= ONDRAF =

Nuclear Waste Management Organisation (WMO) in Belgium

ONDRAF/NIRAS (Nationale instelling voor radioactief afval en verrijkte Splijtstoffen, Organisme national des déchets radioactifs et des matières fissiles enrichies, Nationale Einrichtung für Radioaktive Abfälle und angereicherte Spaltmaterialien) is the Belgian National Agency for Radioactive Waste and enriched Fissile Material. It is established by Belgian law since 1980.

==Belgoprocess==
Belgoprocess is the industrial subsidiary. It manages and executes the industrial activities of the agency. Belgoprocess was founded in 1984 as a subsidiary of Synatom nv. Synatom is the Electrabel subsidiary that manages the fuel cycle for the commercial reactors in Belgium.
In 1985 Belgoprocess acquired the staff from Eurochemics. A pilot nuclear reprocessing plant which was being decommissioned. In 1986 Belgoprocess was transferred to ONDRAF/NIRAS.
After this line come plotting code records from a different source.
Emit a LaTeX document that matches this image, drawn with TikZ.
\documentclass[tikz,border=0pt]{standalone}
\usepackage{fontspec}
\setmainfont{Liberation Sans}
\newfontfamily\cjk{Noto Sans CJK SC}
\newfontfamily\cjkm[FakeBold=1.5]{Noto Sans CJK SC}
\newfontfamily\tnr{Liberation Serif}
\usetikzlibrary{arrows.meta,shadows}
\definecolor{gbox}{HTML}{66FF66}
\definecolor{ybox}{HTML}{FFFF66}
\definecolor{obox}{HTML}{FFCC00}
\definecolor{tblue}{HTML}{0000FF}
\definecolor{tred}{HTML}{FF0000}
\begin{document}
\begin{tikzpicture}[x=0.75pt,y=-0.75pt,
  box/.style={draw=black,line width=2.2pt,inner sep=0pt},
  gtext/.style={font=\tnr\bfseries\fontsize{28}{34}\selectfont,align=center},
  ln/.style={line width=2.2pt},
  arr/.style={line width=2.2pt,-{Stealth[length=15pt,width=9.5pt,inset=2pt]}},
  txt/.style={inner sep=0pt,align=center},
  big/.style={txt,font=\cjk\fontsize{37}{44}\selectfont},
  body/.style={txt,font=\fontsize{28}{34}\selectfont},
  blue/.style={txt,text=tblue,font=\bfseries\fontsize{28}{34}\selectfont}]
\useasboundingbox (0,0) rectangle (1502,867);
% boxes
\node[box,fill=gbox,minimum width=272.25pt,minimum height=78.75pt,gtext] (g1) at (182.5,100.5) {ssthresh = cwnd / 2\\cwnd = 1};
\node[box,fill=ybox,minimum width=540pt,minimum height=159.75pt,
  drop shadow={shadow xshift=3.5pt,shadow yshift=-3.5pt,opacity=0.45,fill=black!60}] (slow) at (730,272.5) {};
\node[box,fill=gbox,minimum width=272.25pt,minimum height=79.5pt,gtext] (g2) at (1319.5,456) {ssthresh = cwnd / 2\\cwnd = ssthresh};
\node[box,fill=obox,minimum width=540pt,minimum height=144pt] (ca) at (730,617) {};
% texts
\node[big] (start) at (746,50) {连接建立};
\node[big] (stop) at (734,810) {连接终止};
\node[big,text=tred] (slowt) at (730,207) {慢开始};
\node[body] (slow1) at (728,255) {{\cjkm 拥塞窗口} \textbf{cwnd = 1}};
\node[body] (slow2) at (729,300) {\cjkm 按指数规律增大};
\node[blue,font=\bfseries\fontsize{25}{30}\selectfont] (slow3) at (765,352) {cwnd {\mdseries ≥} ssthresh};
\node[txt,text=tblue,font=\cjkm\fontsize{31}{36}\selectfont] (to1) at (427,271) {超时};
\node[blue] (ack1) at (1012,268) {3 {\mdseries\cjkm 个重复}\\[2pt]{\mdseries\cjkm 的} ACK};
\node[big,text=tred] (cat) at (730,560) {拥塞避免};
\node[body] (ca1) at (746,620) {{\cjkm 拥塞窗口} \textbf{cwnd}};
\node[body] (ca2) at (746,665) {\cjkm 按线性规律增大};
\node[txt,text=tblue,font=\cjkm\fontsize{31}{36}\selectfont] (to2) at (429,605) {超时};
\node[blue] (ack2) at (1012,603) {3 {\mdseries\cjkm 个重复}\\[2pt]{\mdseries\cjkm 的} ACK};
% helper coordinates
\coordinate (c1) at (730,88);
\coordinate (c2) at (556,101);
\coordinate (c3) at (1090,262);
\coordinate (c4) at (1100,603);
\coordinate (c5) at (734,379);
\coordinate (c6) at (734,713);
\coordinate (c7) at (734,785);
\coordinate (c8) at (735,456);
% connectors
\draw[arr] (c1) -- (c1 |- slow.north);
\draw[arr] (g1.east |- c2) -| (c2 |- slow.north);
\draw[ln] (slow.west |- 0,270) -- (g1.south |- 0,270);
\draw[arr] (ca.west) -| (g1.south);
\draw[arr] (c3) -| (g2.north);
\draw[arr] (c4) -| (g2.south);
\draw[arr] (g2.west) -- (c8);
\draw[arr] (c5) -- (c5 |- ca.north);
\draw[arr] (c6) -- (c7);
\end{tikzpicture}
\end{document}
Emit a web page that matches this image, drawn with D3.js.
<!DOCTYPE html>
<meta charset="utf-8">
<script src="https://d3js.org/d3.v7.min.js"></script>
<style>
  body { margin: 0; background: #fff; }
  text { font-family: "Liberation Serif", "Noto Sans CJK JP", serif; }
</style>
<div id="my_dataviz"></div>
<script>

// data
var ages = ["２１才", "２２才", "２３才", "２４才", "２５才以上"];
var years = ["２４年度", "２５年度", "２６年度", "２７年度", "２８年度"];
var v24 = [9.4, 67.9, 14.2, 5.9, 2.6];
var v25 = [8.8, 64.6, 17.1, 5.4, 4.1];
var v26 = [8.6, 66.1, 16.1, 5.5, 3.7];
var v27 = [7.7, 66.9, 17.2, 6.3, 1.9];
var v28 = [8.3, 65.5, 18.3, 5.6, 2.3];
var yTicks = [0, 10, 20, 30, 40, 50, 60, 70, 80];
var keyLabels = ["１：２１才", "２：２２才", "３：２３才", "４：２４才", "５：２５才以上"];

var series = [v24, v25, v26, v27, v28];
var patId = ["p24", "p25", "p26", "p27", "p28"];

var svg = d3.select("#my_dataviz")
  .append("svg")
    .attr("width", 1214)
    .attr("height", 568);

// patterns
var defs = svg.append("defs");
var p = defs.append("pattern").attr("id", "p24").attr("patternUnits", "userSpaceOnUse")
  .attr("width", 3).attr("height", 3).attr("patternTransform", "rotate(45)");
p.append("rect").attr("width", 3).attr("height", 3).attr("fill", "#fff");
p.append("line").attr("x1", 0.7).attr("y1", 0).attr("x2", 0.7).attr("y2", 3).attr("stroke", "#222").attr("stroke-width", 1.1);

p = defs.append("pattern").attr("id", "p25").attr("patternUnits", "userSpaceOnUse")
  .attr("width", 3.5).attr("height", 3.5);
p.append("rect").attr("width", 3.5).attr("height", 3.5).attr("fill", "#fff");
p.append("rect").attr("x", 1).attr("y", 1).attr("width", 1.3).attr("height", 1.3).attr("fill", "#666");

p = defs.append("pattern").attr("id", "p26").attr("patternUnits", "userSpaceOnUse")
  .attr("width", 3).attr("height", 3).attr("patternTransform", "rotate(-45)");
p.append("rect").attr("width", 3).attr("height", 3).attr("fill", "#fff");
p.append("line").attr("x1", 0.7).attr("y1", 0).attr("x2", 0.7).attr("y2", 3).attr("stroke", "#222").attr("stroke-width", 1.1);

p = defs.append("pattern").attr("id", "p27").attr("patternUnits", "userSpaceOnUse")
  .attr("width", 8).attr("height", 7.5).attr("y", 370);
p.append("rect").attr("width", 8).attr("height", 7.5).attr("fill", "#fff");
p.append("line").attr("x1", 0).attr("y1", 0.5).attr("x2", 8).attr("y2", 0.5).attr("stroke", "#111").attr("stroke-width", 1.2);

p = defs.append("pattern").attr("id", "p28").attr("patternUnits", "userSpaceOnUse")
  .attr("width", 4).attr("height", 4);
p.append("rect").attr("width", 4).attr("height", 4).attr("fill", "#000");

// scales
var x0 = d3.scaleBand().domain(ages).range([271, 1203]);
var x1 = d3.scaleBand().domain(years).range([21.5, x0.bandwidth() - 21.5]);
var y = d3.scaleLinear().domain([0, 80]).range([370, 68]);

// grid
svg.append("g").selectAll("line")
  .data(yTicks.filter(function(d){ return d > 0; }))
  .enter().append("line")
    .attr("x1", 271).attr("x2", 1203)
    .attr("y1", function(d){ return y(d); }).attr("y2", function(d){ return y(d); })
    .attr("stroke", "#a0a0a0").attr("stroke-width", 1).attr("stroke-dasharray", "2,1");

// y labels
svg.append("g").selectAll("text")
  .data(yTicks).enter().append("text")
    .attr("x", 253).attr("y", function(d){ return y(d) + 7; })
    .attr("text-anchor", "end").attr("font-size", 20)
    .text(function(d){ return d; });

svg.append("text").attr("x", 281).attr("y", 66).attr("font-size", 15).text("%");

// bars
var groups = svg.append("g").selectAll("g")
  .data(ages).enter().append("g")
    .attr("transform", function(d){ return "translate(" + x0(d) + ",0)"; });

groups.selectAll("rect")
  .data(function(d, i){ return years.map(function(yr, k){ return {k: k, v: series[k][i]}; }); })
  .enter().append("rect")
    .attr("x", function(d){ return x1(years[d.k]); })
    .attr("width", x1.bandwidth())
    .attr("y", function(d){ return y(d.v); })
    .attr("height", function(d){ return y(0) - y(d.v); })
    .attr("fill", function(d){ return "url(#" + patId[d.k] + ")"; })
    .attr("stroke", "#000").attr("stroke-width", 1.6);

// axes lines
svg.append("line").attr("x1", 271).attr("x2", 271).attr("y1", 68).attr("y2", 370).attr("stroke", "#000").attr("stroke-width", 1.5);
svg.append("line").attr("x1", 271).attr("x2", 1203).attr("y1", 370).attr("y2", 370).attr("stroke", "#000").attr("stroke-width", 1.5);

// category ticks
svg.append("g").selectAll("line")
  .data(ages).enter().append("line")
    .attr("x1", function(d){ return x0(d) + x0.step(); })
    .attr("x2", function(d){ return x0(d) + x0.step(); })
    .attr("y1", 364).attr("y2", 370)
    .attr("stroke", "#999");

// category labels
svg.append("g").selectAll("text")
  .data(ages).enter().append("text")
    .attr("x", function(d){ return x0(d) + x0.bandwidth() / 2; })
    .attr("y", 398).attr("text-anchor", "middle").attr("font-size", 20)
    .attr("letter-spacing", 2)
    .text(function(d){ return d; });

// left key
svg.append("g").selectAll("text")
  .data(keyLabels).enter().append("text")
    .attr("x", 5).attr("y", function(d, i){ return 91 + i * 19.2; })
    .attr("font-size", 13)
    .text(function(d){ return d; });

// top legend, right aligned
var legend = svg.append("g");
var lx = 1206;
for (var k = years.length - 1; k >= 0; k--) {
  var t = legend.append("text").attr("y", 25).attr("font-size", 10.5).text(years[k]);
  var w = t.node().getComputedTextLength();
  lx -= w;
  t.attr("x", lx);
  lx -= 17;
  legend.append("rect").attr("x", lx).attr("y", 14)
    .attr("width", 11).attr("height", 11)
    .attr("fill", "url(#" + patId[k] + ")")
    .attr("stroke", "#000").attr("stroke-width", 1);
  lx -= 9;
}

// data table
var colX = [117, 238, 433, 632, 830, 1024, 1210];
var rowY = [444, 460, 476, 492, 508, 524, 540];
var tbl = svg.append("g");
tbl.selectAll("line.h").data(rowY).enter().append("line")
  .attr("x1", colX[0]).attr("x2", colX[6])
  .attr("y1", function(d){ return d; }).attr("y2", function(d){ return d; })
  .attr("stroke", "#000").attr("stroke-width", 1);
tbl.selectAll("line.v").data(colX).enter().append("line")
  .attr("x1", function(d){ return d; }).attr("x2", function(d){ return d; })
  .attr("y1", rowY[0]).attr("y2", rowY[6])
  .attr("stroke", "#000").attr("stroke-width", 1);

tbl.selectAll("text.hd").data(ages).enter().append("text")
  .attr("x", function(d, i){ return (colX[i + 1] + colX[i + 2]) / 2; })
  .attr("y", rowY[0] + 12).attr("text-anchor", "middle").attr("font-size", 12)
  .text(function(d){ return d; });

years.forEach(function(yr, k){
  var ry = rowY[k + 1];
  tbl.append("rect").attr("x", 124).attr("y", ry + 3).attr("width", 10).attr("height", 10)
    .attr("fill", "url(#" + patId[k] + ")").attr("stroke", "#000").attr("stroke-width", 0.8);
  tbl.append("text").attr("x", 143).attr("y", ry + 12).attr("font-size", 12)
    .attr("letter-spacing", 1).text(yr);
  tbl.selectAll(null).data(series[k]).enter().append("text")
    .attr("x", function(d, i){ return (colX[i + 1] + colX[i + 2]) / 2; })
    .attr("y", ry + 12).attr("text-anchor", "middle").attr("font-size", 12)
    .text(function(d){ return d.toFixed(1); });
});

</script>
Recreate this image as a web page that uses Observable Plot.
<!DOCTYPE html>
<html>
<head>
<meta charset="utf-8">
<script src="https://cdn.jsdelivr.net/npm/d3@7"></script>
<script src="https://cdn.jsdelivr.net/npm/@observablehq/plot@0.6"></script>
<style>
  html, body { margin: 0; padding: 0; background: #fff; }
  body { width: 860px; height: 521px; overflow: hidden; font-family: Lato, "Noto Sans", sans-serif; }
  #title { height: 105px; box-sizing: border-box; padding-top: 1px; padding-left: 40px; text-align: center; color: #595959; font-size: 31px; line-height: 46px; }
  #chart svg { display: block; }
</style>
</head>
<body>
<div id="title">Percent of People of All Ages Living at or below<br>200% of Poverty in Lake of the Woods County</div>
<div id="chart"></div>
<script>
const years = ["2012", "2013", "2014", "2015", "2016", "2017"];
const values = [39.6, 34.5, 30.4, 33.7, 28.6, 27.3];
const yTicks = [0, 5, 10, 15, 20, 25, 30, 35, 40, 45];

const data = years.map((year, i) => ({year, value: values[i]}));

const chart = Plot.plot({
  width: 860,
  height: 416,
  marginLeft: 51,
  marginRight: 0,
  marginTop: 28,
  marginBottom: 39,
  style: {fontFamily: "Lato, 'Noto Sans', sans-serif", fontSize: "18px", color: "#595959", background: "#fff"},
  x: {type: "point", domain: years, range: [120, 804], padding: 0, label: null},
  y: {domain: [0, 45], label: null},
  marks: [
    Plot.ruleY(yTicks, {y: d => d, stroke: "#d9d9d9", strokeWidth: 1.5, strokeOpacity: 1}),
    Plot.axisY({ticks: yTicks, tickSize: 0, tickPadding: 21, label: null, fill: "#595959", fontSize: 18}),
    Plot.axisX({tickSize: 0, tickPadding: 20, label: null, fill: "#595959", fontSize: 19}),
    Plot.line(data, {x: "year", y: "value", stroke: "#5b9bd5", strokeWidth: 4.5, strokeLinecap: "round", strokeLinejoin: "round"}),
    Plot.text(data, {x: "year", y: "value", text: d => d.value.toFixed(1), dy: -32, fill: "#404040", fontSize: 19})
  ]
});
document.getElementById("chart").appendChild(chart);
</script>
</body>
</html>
The Site of the former Eurochemics plant in Dessel is known as Belgoproces Site 1. In 1989 Belgoprocess also took over the waste department of SCK•CEN, the study center for nuclear research, in Mol now also known as Belgoproces Site 2.

==Site ONDRAF Fleurus==
In 2012 ONDRAF/NIRAS became responsible for the premises of the now defunct American company Best Medical Belgium, located on the site of the Institute for Radioelements(IRE) in Fleurus Belgium.

== Long term storage ==

=== cAt-project ===
The cAt-project aims to offer a storage solution for low and intermediate radioactive waste with a short half-life (less than 30 years), so called category A waste. It is to be encased in modular concrete boxes which are stacked inside structures which ultimately will resemble tumuli on a site adjacent to Belgoprocess Site 1. This structure is to be actively monitored for 300 years.

=== HADES ===
HADES is an underground laboratory, since 1980 it is researching if layers of clay as found in the North-East of Belgium could be used for permanent storage of nuclear waste. It is run by ONDRAF/NIRAS and SCK•CEN through EIG EURIDICE (European Underground Research Infrastructure for Disposal of nuclear waste In Clay Environment).

In 2011 ONDRAF/NIRAS published the Waste Plan which evaluates all proposed storage solutions and concludes by
recommending storage it in the aforementioned layers of clay.